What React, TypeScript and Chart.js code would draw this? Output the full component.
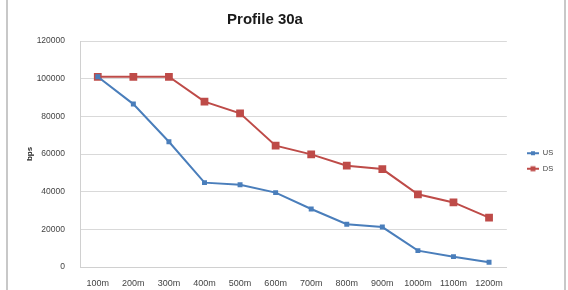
import React, { useEffect, useRef } from "react";
import { Chart, registerables } from "chart.js";

Chart.register(...registerables);

const categories = ["100m", "200m", "300m", "400m", "500m", "600m", "700m", "800m", "900m", "1000m", "1100m", "1200m"];
const usValues = [101000, 86500, 66500, 44800, 43700, 39500, 30800, 22700, 21200, 8700, 5500, 2500];
const dsValues = [101000, 101000, 101000, 87800, 81600, 64400, 59800, 53800, 52000, 38600, 34300, 26200];
const yTicks = [0, 20000, 40000, 60000, 80000, 100000, 120000];

const US_COLOR = "#4a7ebb";
const DS_COLOR = "#be4b48";

function makeLegendIcon(color: string, size: number) {
  const c = document.createElement("canvas");
  c.width = 12;
  c.height = 8;
  const ctx = c.getContext("2d")!;
  ctx.strokeStyle = color;
  ctx.lineWidth = 2;
  ctx.beginPath();
  ctx.moveTo(0, 4);
  ctx.lineTo(12, 4);
  ctx.stroke();
  ctx.fillStyle = color;
  ctx.fillRect(6 - size / 2, 4 - size / 2, size, size);
  return c;
}

const framePlugin = {
  id: "frame",
  beforeDraw(chart: any) {
    const ctx = chart.ctx;
    ctx.save();
    ctx.fillStyle = "#ffffff";
    ctx.fillRect(0, 0, chart.width, chart.height);
    ctx.strokeStyle = "#c8c8c8";
    ctx.lineWidth = 2;
    ctx.beginPath();
    ctx.moveTo(7, 0);
    ctx.lineTo(7, chart.height);
    ctx.moveTo(565, 0);
    ctx.lineTo(565, chart.height);
    ctx.stroke();
    ctx.restore();
  },
  afterLayout(chart: any) {
    const t = chart.titleBlock;
    if (t) {
      const d = 265 - (t.left + t.right) / 2;
      t.left += d;
      t.right += d;
    }
    const l = chart.legend;
    if (l) {
      const dx = 519 - l.left;
      l.left += dx;
      l.right += dx;
      const dy = 161 - (l.top + l.bottom) / 2;
      l.top += dy;
      l.bottom += dy;
    }
  },
};

export default function App() {
  const ref = useRef<HTMLCanvasElement | null>(null);
  useEffect(() => {
    if (!ref.current) return;
    const chart = new Chart(ref.current, {
      type: "line",
      data: {
        labels: categories,
        datasets: [
          {
            label: "US",
            data: usValues,
            borderColor: US_COLOR,
            backgroundColor: US_COLOR,
            borderWidth: 2,
            pointStyle: "rect",
            pointRadius: 3.5,
            pointBorderWidth: 0,
            tension: 0,
          },
          {
            label: "DS",
            data: dsValues,
            borderColor: DS_COLOR,
            backgroundColor: DS_COLOR,
            borderWidth: 2,
            pointStyle: "rect",
            pointRadius: 5.5,
            pointBorderWidth: 0,
            tension: 0,
          },
        ],
      },
      options: {
        animation: false,
        responsive: true,
        maintainAspectRatio: false,
        layout: { padding: { left: 14, right: 17, top: 0, bottom: 0 } },
        plugins: {
          title: {
            display: true,
            text: "Profile 30a",
            color: "#1a1a1a",
            font: { family: "Liberation Sans", size: 15, weight: "bold" },
            padding: { top: 11, bottom: 12 },
          },
          legend: {
            position: "right",
            labels: {
              usePointStyle: true,
              pointStyleWidth: 12,
              generateLabels: (chart: any) =>
                chart.data.datasets.map((ds: any, i: number) => ({
                  text: ds.label,
                  pointStyle: makeLegendIcon(ds.borderColor, i === 0 ? 4 : 5),
                  fillStyle: ds.borderColor,
                  strokeStyle: ds.borderColor,
                  lineWidth: 0,
                  hidden: false,
                  datasetIndex: i,
                  fontColor: "#444",
                })),
              color: "#444",
              font: { family: "Liberation Sans", size: 7.5 },
              padding: 8,
            },
          },
          tooltip: { enabled: false },
        },
        scales: {
          x: {
            offset: true,
            grid: { display: false, drawTicks: false },
            border: { display: true, color: "#d0d0d0", width: 1 },
            ticks: {
              color: "#444",
              font: { family: "Liberation Sans", size: 9 },
              maxRotation: 0,
              autoSkip: false,
              padding: 11,
            },
            afterFit: (scale: any) => {
              scale.height = 23;
            },
          },
          y: {
            min: 0,
            max: 120000,
            afterBuildTicks: (axis: any) => {
              axis.ticks = yTicks.map((v) => ({ value: v }));
            },
            grid: { color: "#d9d9d9", lineWidth: 1, drawTicks: false },
            border: { display: true, color: "#d0d0d0", width: 1 },
            ticks: {
              color: "#444",
              font: { family: "Liberation Sans", size: 8.5 },
              padding: 15,
              callback: (v: any) => String(v),
            },
            title: {
              display: true,
              text: "bps",
              color: "#222",
              font: { family: "Liberation Sans", size: 8, weight: "bold" },
              padding: { top: 11, bottom: 0 },
            },
            afterFit: (scale: any) => {
              scale.width = 66;
            },
          },
        },
      },
      plugins: [framePlugin],
    });
    return () => chart.destroy();
  }, []);
  return (
    <div style={{ position: "absolute", left: 0, top: 0, width: 568, height: 290 }}>
      <canvas ref={ref} />
    </div>
  );
}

○ ○ ○

Exercise brief: Show the lines of the material that contain the word "React".

Worked answer:
What React, TypeScript and Chart.js code would draw this? Output the full component.
import React, { useEffect, useRef } from "react";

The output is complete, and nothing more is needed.